Ribuan tentara Jepang telah bergabung dalam upaya mencapai titik-titik yang paling terdampak di Semenanjung Noto yang merupakan pusat gempa.

Para ahli memperingatkan bahaya penyakit atau bahkan kematian di pusat-pusat evakuasi yang kini menampung sekitar 34.000 orang yang kehilangan tempat tinggal. Banyak dari mereka berusia lanjut.

Masashi Tomari, seorang petani tiram berusia 67 tahun yang tinggal di Kota Anamizu di Ishikawa, mengatakan sulit tidur di lantai hanya dengan satu selimut. Tidak ada pemanas sampai akhirnya dua unit tiba pada Kamis.

"Ini adalah tempat yang mengerikan dan dingin," kata Masashi.

Hingga Jumat, air yang mengalir di Anamizu belum sepenuhnya pulih. Warga harus mengambil air dari sungai terdekat untuk menyiram toilet.


Gempa Susulan dan Cuaca Buruk

Upaya pencarian korban itu dihambat oleh cuaca buruk, dengan hujan yang diikuti salju diperkirakan akan turun pada Minggu (7/1/2024) besok. (AP Photo/Hiro Komae)

Puluhan gempa susulan telah mengguncang Ishikawa dan wilayah sekitarnya dalam sepekan terakhir. Jepang, dengan garis patahan yang saling bersilangan, merupakan negara yang sangat rawan gempa.

Prakiraan cuaca memperkirakan akan terjadi hujan dan salju selama akhir pekan. Para ahli pun memperingatkan akan adanya lebih banyak gempa susulan.

Daerah yang terdampak gempa terkenal dengan kerajinan tangan, termasuk kerajinan pernis, pisau, keramik, lilin, dan kain kimono.

Tsutomu Ishikawa, yang mengawasi perusahaan resin bernama Aras yang membuat piring dan cangkir, mengatakan tidak ada korban jiwa di sekitarnya, namun studio tempatnya bekerja rusak parah.

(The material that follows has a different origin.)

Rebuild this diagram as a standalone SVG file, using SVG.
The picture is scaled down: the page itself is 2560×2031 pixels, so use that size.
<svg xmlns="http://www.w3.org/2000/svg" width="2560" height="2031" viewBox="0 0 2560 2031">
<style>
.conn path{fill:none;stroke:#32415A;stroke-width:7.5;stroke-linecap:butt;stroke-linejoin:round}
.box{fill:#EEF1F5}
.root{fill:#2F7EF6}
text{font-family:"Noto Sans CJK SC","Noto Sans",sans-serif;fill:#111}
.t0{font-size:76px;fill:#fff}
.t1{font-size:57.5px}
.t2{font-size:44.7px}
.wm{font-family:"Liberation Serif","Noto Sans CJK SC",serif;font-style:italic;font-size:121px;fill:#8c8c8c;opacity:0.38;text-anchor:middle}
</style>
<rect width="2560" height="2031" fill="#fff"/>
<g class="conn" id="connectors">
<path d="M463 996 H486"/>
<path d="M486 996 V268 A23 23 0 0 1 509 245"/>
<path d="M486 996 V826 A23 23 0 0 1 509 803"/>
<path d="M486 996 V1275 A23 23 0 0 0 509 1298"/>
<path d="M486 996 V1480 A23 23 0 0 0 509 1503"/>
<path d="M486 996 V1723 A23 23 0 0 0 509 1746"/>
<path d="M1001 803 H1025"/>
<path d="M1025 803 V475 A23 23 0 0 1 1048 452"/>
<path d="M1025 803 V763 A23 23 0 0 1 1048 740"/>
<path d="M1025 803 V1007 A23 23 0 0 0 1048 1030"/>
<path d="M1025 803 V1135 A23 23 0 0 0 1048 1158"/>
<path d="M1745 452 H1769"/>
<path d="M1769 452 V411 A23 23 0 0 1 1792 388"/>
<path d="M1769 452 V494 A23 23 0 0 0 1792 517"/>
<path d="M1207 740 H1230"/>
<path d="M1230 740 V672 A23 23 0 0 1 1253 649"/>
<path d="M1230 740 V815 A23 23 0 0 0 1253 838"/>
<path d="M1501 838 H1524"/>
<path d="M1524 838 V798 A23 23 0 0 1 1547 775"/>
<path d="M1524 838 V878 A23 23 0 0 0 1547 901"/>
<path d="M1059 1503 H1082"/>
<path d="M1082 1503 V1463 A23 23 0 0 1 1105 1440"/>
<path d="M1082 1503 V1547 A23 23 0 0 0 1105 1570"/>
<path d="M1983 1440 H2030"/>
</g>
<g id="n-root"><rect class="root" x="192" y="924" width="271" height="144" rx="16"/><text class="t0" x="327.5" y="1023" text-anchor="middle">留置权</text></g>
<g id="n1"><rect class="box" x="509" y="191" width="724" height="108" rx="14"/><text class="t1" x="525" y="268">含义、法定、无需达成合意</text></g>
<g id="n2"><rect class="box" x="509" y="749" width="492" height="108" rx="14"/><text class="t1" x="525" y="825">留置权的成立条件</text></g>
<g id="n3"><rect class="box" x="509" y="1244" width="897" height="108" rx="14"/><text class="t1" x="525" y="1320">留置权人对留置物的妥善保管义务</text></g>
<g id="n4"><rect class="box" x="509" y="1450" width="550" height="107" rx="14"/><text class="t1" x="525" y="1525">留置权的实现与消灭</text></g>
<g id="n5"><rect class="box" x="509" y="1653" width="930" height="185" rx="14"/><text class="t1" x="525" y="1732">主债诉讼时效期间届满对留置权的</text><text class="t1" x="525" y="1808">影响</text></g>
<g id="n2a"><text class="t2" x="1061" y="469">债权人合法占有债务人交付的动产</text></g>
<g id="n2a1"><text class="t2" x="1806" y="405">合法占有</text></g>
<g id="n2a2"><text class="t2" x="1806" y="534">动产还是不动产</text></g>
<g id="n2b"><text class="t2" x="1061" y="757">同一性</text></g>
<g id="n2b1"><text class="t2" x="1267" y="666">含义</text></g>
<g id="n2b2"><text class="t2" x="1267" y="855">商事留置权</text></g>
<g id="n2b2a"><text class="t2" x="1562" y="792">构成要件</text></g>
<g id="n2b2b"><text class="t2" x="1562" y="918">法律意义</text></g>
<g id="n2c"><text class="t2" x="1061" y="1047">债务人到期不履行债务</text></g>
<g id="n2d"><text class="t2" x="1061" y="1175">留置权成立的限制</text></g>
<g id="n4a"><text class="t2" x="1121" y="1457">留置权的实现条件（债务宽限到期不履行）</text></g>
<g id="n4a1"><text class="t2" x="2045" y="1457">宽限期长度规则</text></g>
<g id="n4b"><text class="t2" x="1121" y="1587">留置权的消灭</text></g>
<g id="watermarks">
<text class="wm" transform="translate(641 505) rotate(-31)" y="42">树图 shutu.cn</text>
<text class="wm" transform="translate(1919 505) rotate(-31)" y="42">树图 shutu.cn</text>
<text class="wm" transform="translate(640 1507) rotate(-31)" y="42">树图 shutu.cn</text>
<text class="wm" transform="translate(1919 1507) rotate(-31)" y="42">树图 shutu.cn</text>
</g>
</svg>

Dia meminta maaf atas keterlambatan pengiriman dan menyatakan tekad bangkit kembali, sambil mengakui tantangannya.

"Kami merasakan ketidakberdayaan yang mendalam karena karya yang kami ciptakan dengan penuh cinta telah hilang," ujar Tsutomu.

Sachiko Takagi, pemilik toko kimono di jalan yang dipenuhi toko-toko indah di Wajima, mengatakan dia beruntung tokonya yang berusia 80 tahun – yang diwarisi dari generasi ke generasi – masih berdiri. Yang lainnya tidak seberuntung itu.

"Orang-orang ini tidak punya tenaga untuk memulai sesuatu dari awal," ujarnya. "Saya sungguh bertanya-tanya apa yang akan terjadi pada jalan ini."